Saturday, December 15, 2012

Perspective...

 I had started a post earlier last week about how this Christmas season is just flying by and even though I thought I put less on my plate to make more time for enjoying my family and all the fun that accompanies this season, my plate has seemed to fill right back up. I wrote about how my stress was building, how ticked off I have been about our local radio station not playing Christmas music this year and how I just wasn't feeling as "cheery" as I hoped I would. And then yesterday happened. The unthinkable acts that played out in Connecticut really put things into perspective for me and have grieved my soul.

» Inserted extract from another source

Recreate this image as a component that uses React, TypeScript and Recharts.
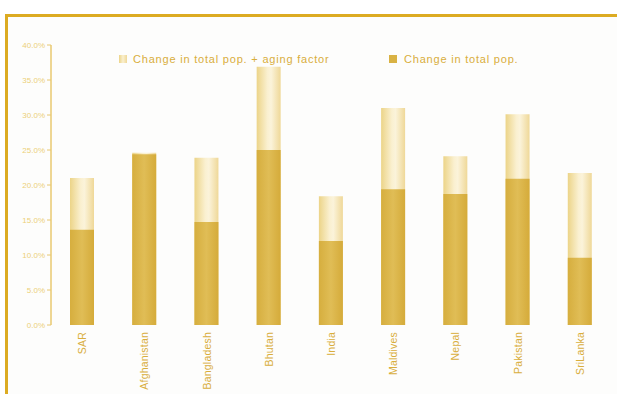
import React from "react";
import { BarChart, Bar, XAxis, YAxis } from "recharts";

const categories = ["SAR", "Afghanistan", "Bangladesh", "Bhutan", "India", "Maldives", "Nepal", "Pakistan", "SriLanka"];
const totalWithAging = [21.0, 24.6, 23.9, 36.9, 18.4, 31.0, 24.1, 30.1, 21.7];
const totalPop = [13.6, 24.4, 14.7, 25.0, 12.0, 19.4, 18.7, 20.9, 9.6];
const yTicks = [0, 5, 10, 15, 20, 25, 30, 35, 40];
const legendLabels = ["Change in total pop. + aging factor", "Change in total pop."];

const data = categories.map((c, i) => ({ name: c, aging: totalWithAging[i], total: totalPop[i] }));

const GOLD = "#d9ae3c";

const XTick = (props: any) => {
  const { x, y, payload } = props;
  return (
    <text
      x={x}
      y={y}
      transform={`rotate(-90, ${x}, ${y})`}
      textAnchor="end"
      dominantBaseline="central"
      fontSize={10.5}
      fill="#d9ae3c"
      fontFamily="Liberation Sans, Arial, sans-serif"
      letterSpacing={0.2}
    >
      {payload.value}
    </text>
  );
};

const YTick = (props: any) => {
  const { x, y, payload } = props;
  return (
    <text x={x} y={y} textAnchor="end" dominantBaseline="central" fontSize={8} fill="#ecd078" fontFamily="Liberation Sans, Arial, sans-serif">
      {payload.value.toFixed(1)}%
    </text>
  );
};

export default function App() {
  return (
    <div style={{ position: "absolute", left: 0, top: 0, width: 617, height: 394, background: "#ffffff" }}>
      <div
        style={{
          position: "absolute",
          left: 5,
          top: 14,
          width: 612,
          height: 380,
          borderLeft: "3px solid #dcab22",
          borderTop: "3px solid #dcab22",
          background: "#fdfdfc",
          boxSizing: "border-box",
        }}
      />
      <div style={{ position: "absolute", left: 0, top: 0 }}>
        <BarChart
          width={617}
          height={394}
          data={data}
          margin={{ top: 45, right: 6, bottom: 39, left: 11 }}
          barSize={24}
          barGap={-24}
        >
          <defs>
            <linearGradient id="lightGrad" x1="0" y1="0" x2="1" y2="0">
              <stop offset="0%" stopColor="#ecd488" />
              <stop offset="45%" stopColor="#faf0d0" />
              <stop offset="60%" stopColor="#fbf3da" />
              <stop offset="100%" stopColor="#efd898" />
            </linearGradient>
            <linearGradient id="darkGrad" x1="0" y1="0" x2="1" y2="0">
              <stop offset="0%" stopColor="#d6ae3e" />
              <stop offset="50%" stopColor="#e0bd56" />
              <stop offset="100%" stopColor="#d5ab3a" />
            </linearGradient>
          </defs>
          <XAxis dataKey="name" height={30} axisLine={false} tickLine={false} tickSize={6} tick={<XTick />} interval={0} tickMargin={1} />
          <YAxis
            domain={[0, 40]}
            ticks={yTicks}
            width={40}
            axisLine={{ stroke: "#e8c870", strokeWidth: 1.5 }}
            tickLine={{ stroke: "#e8c870" }}
            tickSize={4}
            tick={<YTick />}
            interval={0}
          />
          <Bar dataKey="aging" fill="url(#lightGrad)" isAnimationActive={false} />
          <Bar dataKey="total" fill="url(#darkGrad)" isAnimationActive={false} />
        </BarChart>
      </div>
      <div
        style={{
          position: "absolute",
          top: 53,
          left: 119,
          display: "flex",
          alignItems: "center",
          fontFamily: "Liberation Sans, Arial, sans-serif",
          fontSize: 11,
          letterSpacing: 0.8,
          color: GOLD,
          whiteSpace: "nowrap",
        }}
      >
        <span style={{ display: "inline-block", width: 8, height: 8, background: "linear-gradient(90deg,#ecd488,#faf0d0,#efd898)", marginRight: 6 }} />
        <span style={{ width: 256 }}>{legendLabels[0]}</span>
        <span style={{ display: "inline-block", width: 8, height: 8, background: "#d9b244", marginRight: 7 }} />
        <span>{legendLabels[1]}</span>
      </div>
    </div>
  );
}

I first heard about the news of an elementary school shooting as I was wrapping presents for my boy. I immediately thought about those 20 mommas who were probably doing the same when they got word. These mommas have been thoughtfully picking out what presents their babies would love and enjoy in just a few days. These mommas were thinking of the new things their little elf on the shelf would do that night that would make their babies smile. These mommas were getting ready for their babies to come home from school for the weekend when their world was shaken. I can't even begin to imagine. My heart is broken. I am ashamed that I ever allowed myself to feel overwhelmed with all that I have to do, all the presents I have to wrap, all of the food I have to buy and prepare. No, I will count it all as joy!! I have gained some perspective. I will rejoice in the blessings that the Lord has graciously bestowed on my family, I will hug my boy a little tighter and I will pray for these grieving families. I will pray for strength for these mommas whose lives...and Christmases for the rest of time have been forever changed. I can't fathom the depths of their pain but I will be praying for peace and comfort for these 20 mommas and their families. Hug your babies, be thankful for the gift of life and all of the busyness that comes along with it and may it never be taken for granted.

1 comment:

  1. Perspective indeed. My heart is so broken for the families, and all I can do is pray that God will wrap His arms around them and give them the comfort that can only come from our Lord and Savior.